É esta a moral do dólar, que não está só. Outras moedas há. Daí a segurança em René Préval, Presidente do Haiti, que desta vez apenas foi incomodado pela força da Natureza. Não teria sido isto um milagre de Deus, já que tantos milagres se registaram com vidas retiradas dos escombros ao fim de mais de uma dúzia de dias? Não foi talvez por acaso - valha-o Deus! - que o epicentro do terramoto foi por baixo do trono presidencial? Deus não dorme, dizem os crentes. Será? Não terá sido um aviso aos políticos e à política vigente que se ocupa dos direitos humanos, devendo defendê-los?

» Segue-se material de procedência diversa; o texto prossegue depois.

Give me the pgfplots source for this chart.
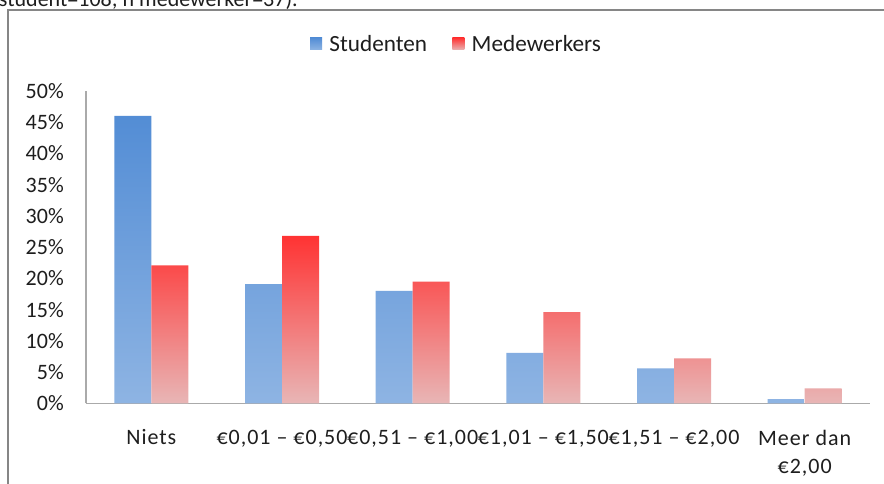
\documentclass[border=0pt]{standalone}
\usepackage{fontspec}
\setmainfont{Carlito}
\newfontfamily\lblfont[LetterSpace=4.5]{Carlito}
\usepackage{pgfplots}
\pgfplotsset{compat=1.18}
\definecolor{bTop}{RGB}{83,141,213}
\definecolor{bBot}{RGB}{142,180,227}
\definecolor{rTop}{RGB}{255,51,51}
\definecolor{rBot}{RGB}{232,182,182}
\definecolor{frame}{RGB}{134,134,134}
\definecolor{axgray}{RGB}{170,170,170}
\definecolor{txt}{RGB}{30,30,30}
\begin{document}
\begin{tikzpicture}
\path[use as bounding box, clip] (0,0) rectangle (663pt,363pt);
\fill[white] (0,0) rectangle (663pt,363pt);
\draw[frame, line width=1.5pt] (6pt,-10pt) -- (6pt,355.5pt) -- (680pt,355.5pt);
\node[anchor=base west, inner sep=0pt, text=txt, font=\fontsize{16.5}{20}\selectfont] at (-1pt,357.9pt) {student=108; n medewerker=37).};
\begin{axis}[
  at={(64.5pt,60.375pt)}, anchor=south west,
  scale only axis, width=588pt, height=234.375pt,
  xmin=-0.5, xmax=5.5, ymin=0, ymax=50,
  ybar=0pt, bar width=27.75pt,
  axis x line*=bottom, axis y line*=left,
  axis line style={draw=axgray, line width=1.2pt, -},
  major tick length=0pt,
  ytick={0,5,...,50},
  yticklabel={\pgfmathprintnumber{\tick}\%},
  /pgf/number format/assume math mode=true,
  xtick={0,1,2,3,4,5},
  xticklabels={Niets, {€0,01 – €0,50}, {€0,51 – €1,00}, {€1,01 – €1,50}, {€1,51 – €2,00}, {Meer dan\\€2,00}},
  ticklabel style={font=\fontsize{16.5}{21}\selectfont, text=txt},
  yticklabel style={inner sep=0pt, xshift=-16.5pt},
  xticklabel style={inner sep=0pt, yshift=-19.5pt, align=center, font=\lblfont\fontsize{16.5}{21}\selectfont},
  legend style={at={(axis description cs:0.473,1.1504)}, anchor=center, draw=none, fill=none,
    legend columns=2, font=\fontsize{17.4}{20}\selectfont, text=txt,
    /tikz/every even column/.append style={column sep=17pt}},
  legend cell align=left,
  clip=false,
]
\addplot[draw=none, top color=bTop, bottom color=bBot,
  legend image code/.code={\path[top color=bTop, bottom color=bBot] (0pt,-4.5pt) rectangle (9pt,4.5pt); \path (12.5pt,0pt);}]
  coordinates {(0,46.0) (1,19.1) (2,18.0) (3,8.1) (4,5.6) (5,0.7)};
\addlegendentry{Studenten}
\addplot[draw=none, top color=rTop, bottom color=rBot,
  legend image code/.code={\path[top color=rTop, bottom color=rBot] (0pt,-4.5pt) rectangle (9pt,4.5pt); \path (12.5pt,0pt);}]
  coordinates {(0,22.1) (1,26.8) (2,19.5) (3,14.6) (4,7.2) (5,2.4)};
\addlegendentry{Medewerkers}
\end{axis}
\end{tikzpicture}
\end{document}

Desta vez, para René Préval, foi só um susto!
Pede-se opiniões. Da discussão nasce a luz. O assunto é grave, merece a atenção do mundo e de cada um de nós. O diagnóstico não terá de ser sintomático, mas da causa profunda que leva ao efeito.

Fernando Vieira de Sá

Lisboa, 15 de Janeiro de 2010

2 comentários:

diogo gonçalves disse...

é de facto terrível o que aconteceu no Haiti, fenómeno natural para o qual não estava preparado o "tecido" urbano de port au prince nem os seus bairros de lata ou construções precárias, fruto de um não desenvolvimento, políticas desigualitárias,ingerências e esquecimentos vários.muito interessante o texto do dr.Vieira de Sá, com aquela "filosofia" da dependência dos países da américa latina relativamente aos estados unidos...
um grande abraço
josé diogo

Tio do Algarve disse...

Depauperado que está o Haiti, exaurido dos seus recursos naturais, não tendo petróleo, só lhe resta a hipocrisia das potências grandes (sim, a inversão é propositada)!!! Haverá mais algum país que tivesse pago a sua independência daquela forma?

Descobri este blog, fantástico, por mero acaso! Parabéns ao autor e a quem o publica.